Well, I think so yes. There are cellulosic plants in production today, but they don't operate at commercial scales. They're tests. The tests have worked and now several companies are building large scale plants that should hopefully be profitable, touch wood.

So this is not exactly Star Trek technology.

EXACTLY!
"Exactly" to "[no] commercial scales. They're tests." or to "not exactly Star Trek technology?"

I believe in counting chickens when they are hatched.  In this case, I think a commercial plant, esp. with open books, would be "hatched."

"Food to Fuels"

You can guarantee that some variation of this will become known as the new, worse version of Monsanto's "Frankenfoods" or "terminator seeds."

Just as the petrochemical driven Green Revolution morphed into the reviled slogans above, so too with FTF (food to fuels).
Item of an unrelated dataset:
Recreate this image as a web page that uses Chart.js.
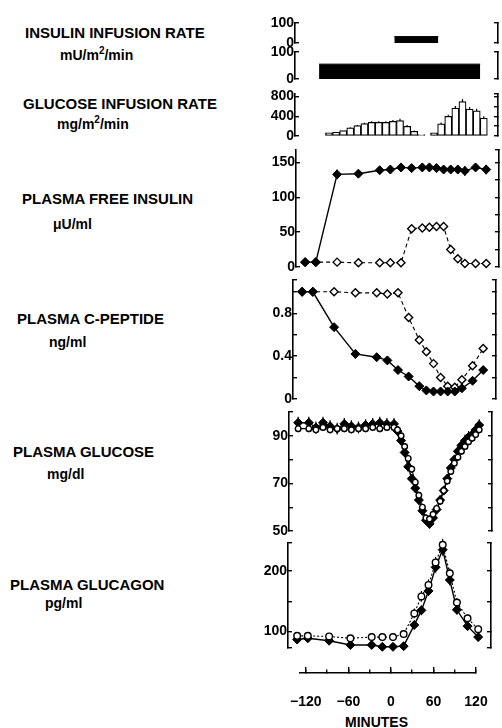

Right now biofuels are the darling of the sustainable development crowd, but that will change in short order when masses of economically marginal "consumers" begin to starve and die.

As you point out, "Trajectory" is what counts. And the Trajectory is to gradually convert food staples and cropland to motor fuels.

Imagine the bumpersticker

".....turns OUR food into gas...."

The first part might contain the name of a company, country, or even individual (if they become too closely identified with FTF). The last part might contain a motive or result, "so SUVs can drive, while people starve." etc.

If you dive into this, you and your companies will risk becoming the new Monsantos.

So it's mostly scaling up and increasing efficiency that is needed, rather than new breakthroughs in enzymes and stuff? If so, that is good news.

One thing I wonder about is his belief that cellulosic ethanol will outcompete biodiesel in gallons per acre. Currently, that is so not the case. Putting aside the ecological problems with palm oil, it's 5000 kg per hectare, far better than any currently producing ethanol crop. And what about biodiesel from algae? That's the fair point of comparison with cellulosic, which isn't quite there yet either.

Unless the problems of biodiesel from algae are more than efficiency and scaling...

But I think his rejection of EROEI is weird. What ultimately matters is how much energy we can use in total.